Well I'd like to thank you for pointing out that you can take photos in your lunch hour and they can be pretty damn good (not mine yet.) It might seem obvious but it hadn't occurred to me



Mike C. said...

Thanks, Gavin -- of course,it helps if you have the kind of sociopathic tendencies that means no-one wants to eat with you, but those can be cultivated with practice...


Kent Wiley said...

More cool animal boxes. Are these really Victorian vintage?

Mike C. said...

Some are Victorian, some are Edwardian. The labels tell you precisely when and where they were caught. Most "stately homes" in Britain have a display of these somewhere: huntin', shootin' and fishin' are the traditional pastimes of the land-owning classes (as opposed to poachin' and vandalisin' ...)

These ones are at my local pile, Mottisfont Abbey, and happen to be situated opposite the wall where I had an exhibition a few years back. I think the National Trust may have brought them in for decorative purposes from its central stockpile, as they are far from local.

Kent Wiley said...

In these here parts, huntin' & fishin' are God given rights which politicians ignore at their own peril. Many companies simply close down in November during deer season due to the decimated ranks of their employees - who are in the woods trying to shoot Bambi.

Curiously, none of their specimens end up in glass boxes.

I'd like to see this National Trust Central Stockpile. Any chance you could sneak around and get some pix for us?

Mike C. said...

"I'd like to see this National Trust Central Stockpile. Any chance you could sneak around and get some pix for us?"

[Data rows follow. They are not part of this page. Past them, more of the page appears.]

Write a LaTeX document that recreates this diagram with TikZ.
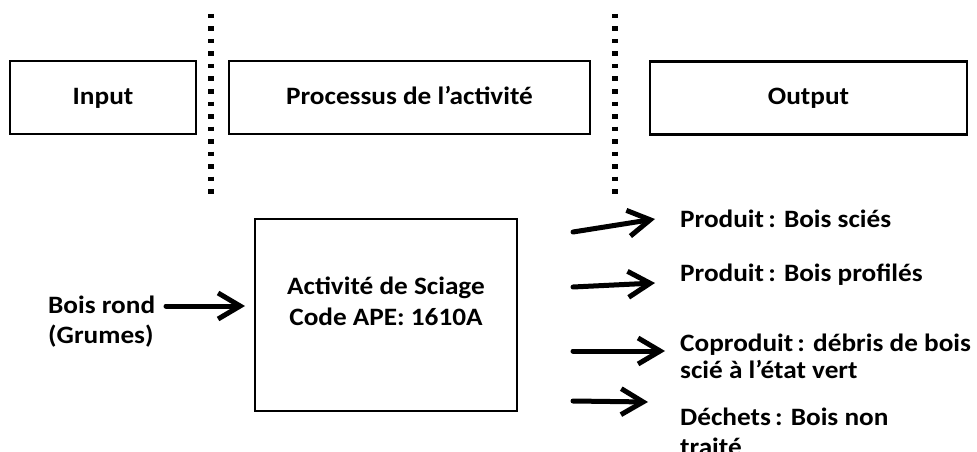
\documentclass[tikz,border=0pt]{standalone}
\usepackage{fontspec}
\setmainfont{Carlito}[FakeStretch=1.09]
\usetikzlibrary{arrows.meta}
\begin{document}
\begin{tikzpicture}[x=1pt,y=-1pt,
  txt/.style={font=\fontsize{25pt}{30pt}\selectfont\bfseries, inner sep=0pt},
  hbox/.style={draw, line width=2.8pt, minimum height=73pt, inner sep=0pt, txt, text height=18pt, text depth=5pt},
  sep/.style={line width=6.5pt, dash pattern=on 4.5pt off 8pt},
  arr/.style={line width=5pt, -{Straight Barb[length=22pt,width=26pt,line width=5pt]}, line cap=round}]
\useasboundingbox (0,0) rectangle (977,452);
% header boxes
\node[hbox, minimum width=186pt] (inp) at (103,97.5) {Input};
\node[hbox, minimum width=361pt] (pro) at (409.5,97.5) {Processus de l’activité};
\node[hbox, minimum width=317pt] (out) at (808.5,98) {Output};
% separators
\coordinate (s1a) at (211,14); \coordinate (s1b) at (211,197);
\coordinate (s2a) at (615,14); \coordinate (s2b) at (615,197);
\draw[sep] (s1a) -- (s1b);
\draw[sep] (s2a) -- (s2b);
% main box
\node[draw, line width=2.8pt, minimum width=262pt, minimum height=192pt, inner sep=0pt] (proc) at (386,315) {};
\node[txt, align=center] (proctxt) at (386,301) {Activité de Sciage\\[1pt]Code APE: 1610A};
% input
\node[txt, align=left, anchor=west] (bois) at (48,322) {Bois rond\\(Grumes)};
\coordinate (ia) at (166,306); \coordinate (ib) at (245,306);
\draw[arr] (ia) -- (ib);
% outputs
\node[txt, anchor=west] (o1) at (680,219) {Produit\,: Bois sciés};
\node[txt, anchor=west] (o2) at (680,275) {Produit\,: Bois profilés};
\node[txt, align=left, anchor=west] (o3) at (680,356) {Coproduit\,: débris de bois\\[-3pt]scié à l’état vert};
\node[txt, align=left, anchor=west] (o4) at (680,432) {Déchets\,: Bois non\\traité};
\coordinate (a1) at (573,232); \coordinate (b1) at (655,219);
\coordinate (a2) at (573,287); \coordinate (b2) at (655,283);
\coordinate (a3) at (573,351); \coordinate (b3) at (665,351);
\coordinate (a4) at (573,401); \coordinate (b4) at (648,402);
\draw[arr] (a1) -- (b1);
\draw[arr] (a2) -- (b2);
\draw[arr] (a3) -- (b3);
\draw[arr] (a4) -- (b4);
\end{tikzpicture}
\end{document}
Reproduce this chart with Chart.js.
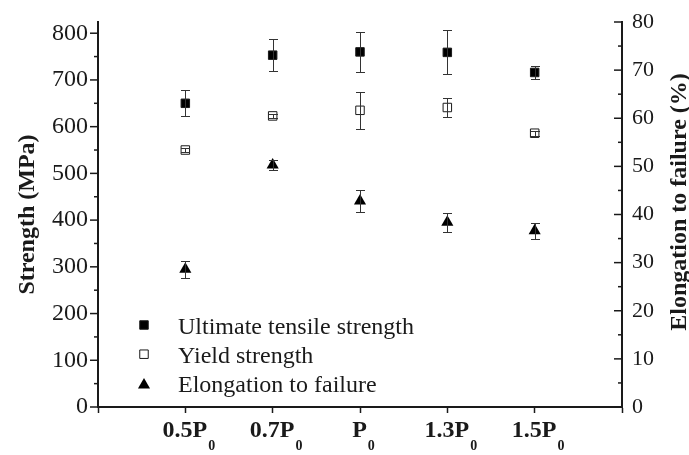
<!DOCTYPE html>
<html>
<head>
<meta charset="utf-8">
<script src="https://cdn.jsdelivr.net/npm/chart.js@4.4.1/dist/chart.umd.min.js"></script>
<style>
  body { margin: 0; background: #fff; }
  canvas { display: block; }
</style>
</head>
<body>
<canvas id="chart" width="689" height="455"></canvas>
<script>
// values
var categories = ['0.5P0', '0.7P0', 'P0', '1.3P0', '1.5P0'];
var utsValues = [650, 753, 760, 759, 716];
var utsErrors = [28, 34, 43, 47, 14];
var yieldValues = [550, 623, 635, 641, 586];
var yieldErrors = [5, 5, 40, 20, 5];
var elongValues = [28.6, 50.3, 42.8, 38.4, 36.6];
var elongErrors = [1.7, 1, 2.2, 2.0, 1.7];
var strengthTicks = [0, 100, 200, 300, 400, 500, 600, 700, 800];
var elongTicks = [0, 10, 20, 30, 40, 50, 60, 70, 80];

var FONT = "'Liberation Serif', 'Times New Roman', serif";
var INK = '#1a1a1a';
Chart.defaults.font.family = FONT;
Chart.defaults.color = INK;

function points(vals) {
  return vals.map(function(v, i) { return {x: i + 1, y: v}; });
}

function midpoints(t) {
  var out = [];
  for (var i = 0; i < t.length - 1; i++) out.push((t[i] + t[i + 1]) / 2);
  return out;
}

function drawSquare(ctx, x, y, fill) {
  var s = 6 * Math.SQRT1_2;
  ctx.beginPath();
  ctx.rect(x - s, y - s, 2 * s, 2 * s);
  ctx.fillStyle = fill;
  ctx.fill();
  ctx.lineWidth = 1;
  ctx.strokeStyle = INK;
  ctx.stroke();
}

function drawTriangle(ctx, x, y) {
  var r = 7;
  ctx.beginPath();
  ctx.moveTo(x, y - r);
  ctx.lineTo(x + Math.sin(Math.PI / 3) * r, y + r / 2);
  ctx.lineTo(x - Math.sin(Math.PI / 3) * r, y + r / 2);
  ctx.closePath();
  ctx.fillStyle = '#000';
  ctx.fill();
}

var extras = {
  id: 'extras',
  afterDatasetsDraw: function(chart) {
    var ctx = chart.ctx;
    var xs = chart.scales.x;
    ctx.save();
    ctx.strokeStyle = '#333';
    ctx.lineWidth = 1;
    chart.data.datasets.forEach(function(ds) {
      var ys = chart.scales[ds.yAxisID];
      ds.data.forEach(function(p, i) {
        var x = Math.round(xs.getPixelForValue(p.x)) + 0.5;
        var top = Math.round(ys.getPixelForValue(p.y + ds.errors[i])) + 0.5;
        var bot = Math.round(ys.getPixelForValue(p.y - ds.errors[i])) + 0.5;
        ctx.beginPath();
        ctx.moveTo(x, top); ctx.lineTo(x, bot);
        ctx.moveTo(x - 4.5, top); ctx.lineTo(x + 4.5, top);
        ctx.moveTo(x - 4.5, bot); ctx.lineTo(x + 4.5, bot);
        ctx.stroke();
      });
    });
    ctx.restore();
  },
  afterDraw: function(chart) {
    var ctx = chart.ctx;
    var area = chart.chartArea;
    var xs = chart.scales.x, yl = chart.scales.y, yr = chart.scales.y2;
    ctx.save();
    ctx.strokeStyle = INK;
    ctx.lineWidth = 1.5;

    // tick marks: left axis outward, right axis inward
    function ticks(scale, vals, len, xEdge, dir) {
      vals.forEach(function(v) {
        var y = scale.getPixelForValue(v);
        ctx.beginPath();
        ctx.moveTo(xEdge, y);
        ctx.lineTo(xEdge + dir * len, y);
        ctx.stroke();
      });
    }
    ticks(yl, strengthTicks, 8, area.left, -1);
    ticks(yl, midpoints(strengthTicks), 4, area.left, -1);
    ticks(yr, elongTicks, 8, area.right, -1);
    ticks(yr, midpoints(elongTicks), 4, area.right, -1);

    // category labels with subscript 0
    ctx.fillStyle = INK;
    ctx.textBaseline = 'alphabetic';
    categories.forEach(function(c, i) {
      var base = c.slice(0, -1), sub = c.slice(-1);
      ctx.font = 'bold 24px ' + FONT;
      var wb = ctx.measureText(base).width;
      ctx.font = 'bold 14px ' + FONT;
      var ws = ctx.measureText(sub).width;
      var x = xs.getPixelForValue(i + 1) - (wb + ws) / 2 + 3;
      ctx.textAlign = 'left';
      ctx.font = 'bold 24px ' + FONT;
      ctx.fillText(base, x, area.bottom + 30);
      ctx.font = 'bold 14px ' + FONT;
      ctx.fillText(sub, x + wb + 1, area.bottom + 43);
    });

    // legend inside the plot, lower left
    var lx = area.left + 46;
    var rows = [
      {label: chart.data.datasets[0].label, kind: 'filled'},
      {label: chart.data.datasets[1].label, kind: 'open'},
      {label: chart.data.datasets[2].label, kind: 'tri'}
    ];
    rows.forEach(function(r, i) {
      var base = area.bottom - 73.5 + i * 29.2;
      var my = base - 8.5;
      if (r.kind === 'filled') drawSquare(ctx, lx, my, '#000');
      else if (r.kind === 'open') drawSquare(ctx, lx, my, '#fff');
      else drawTriangle(ctx, lx, my + 1.5);
      ctx.fillStyle = INK;
      ctx.font = '24px ' + FONT;
      ctx.textAlign = 'left';
      ctx.fillText(r.label, lx + 34, base);
    });

    // right axis title, reading bottom to top
    ctx.translate(680, 202);
    ctx.rotate(-Math.PI / 2);
    ctx.font = 'bold 24px ' + FONT;
    ctx.textAlign = 'center';
    ctx.textBaseline = 'middle';
    ctx.fillText('Elongation to failure (%)', 0, 0);
    ctx.restore();
  }
};

new Chart(document.getElementById('chart'), {
  type: 'scatter',
  data: {
    datasets: [{
      label: 'Ultimate tensile strength',
      data: points(utsValues),
      errors: utsErrors,
      yAxisID: 'y',
      pointStyle: 'rect',
      pointRadius: 6,
      backgroundColor: '#000',
      borderColor: INK,
      borderWidth: 1
    }, {
      label: 'Yield strength',
      data: points(yieldValues),
      errors: yieldErrors,
      yAxisID: 'y',
      pointStyle: 'rect',
      pointRadius: 6,
      backgroundColor: '#fff',
      borderColor: INK,
      borderWidth: 1
    }, {
      label: 'Elongation to failure',
      data: points(elongValues),
      errors: elongErrors,
      yAxisID: 'y2',
      pointStyle: 'triangle',
      pointRadius: 7,
      backgroundColor: '#000',
      borderColor: '#000',
      borderWidth: 0
    }]
  },
  options: {
    responsive: false,
    animation: false,
    layout: {padding: {top: 22, right: 0, bottom: 0, left: 0}},
    plugins: {legend: {display: false}, tooltip: {enabled: false}},
    scales: {
      x: {
        type: 'linear',
        min: 0,
        max: categories.length + 1,
        ticks: {display: false, stepSize: 1},
        grid: {drawOnChartArea: false, drawTicks: true, tickLength: 6, color: INK, tickWidth: 1.5},
        border: {display: true, color: INK, width: 2},
        afterFit: function(s) { s.height = 48; s.paddingLeft = 0; s.paddingRight = 0; }
      },
      y: {
        position: 'left',
        min: 0,
        max: 824,
        afterBuildTicks: function(s) { s.ticks = strengthTicks.map(function(v) { return {value: v}; }); },
        ticks: {padding: 10, font: {size: 24}, color: INK},
        grid: {display: false, drawTicks: false},
        border: {display: true, color: INK, width: 2},
        title: {display: true, text: 'Strength (MPa)', font: {size: 24, weight: 'bold'}, padding: {top: 13, bottom: 0}, color: INK},
        afterFit: function(s) { s.width = 98; s.paddingTop = 0; s.paddingBottom = 0; }
      },
      y2: {
        position: 'right',
        min: 0,
        max: 80,
        afterBuildTicks: function(s) { s.ticks = elongTicks.map(function(v) { return {value: v}; }); },
        ticks: {padding: 10, font: {size: 22}, color: INK},
        grid: {display: false, drawTicks: false},
        border: {display: true, color: INK, width: 2},
        afterFit: function(s) { s.width = 67; s.paddingTop = 0; s.paddingBottom = 0; }
      }
    }
  },
  plugins: [extras]
});
</script>
</body>
</html>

Now *that* is a good idea... Though to an extent it's well-trodden territory -- do you know the work of Rosamund Wolff Purcell or Richard Ross? I'm a big fan of both -- their books are not expensive and worth getting hold of, esp. Ross's "Gathering Light" and Purcell's book with Stephen Jay Gould "Finders Keepers".

Kent Wiley said...

No, don't know either. Amazon's descriptions for them is minimal, but I've got some sort of an impression. I'm sure you could find something new to do with this, even if it doesn't have to be a book. I'm not looking for a "project," simply a view of this "central stockpile."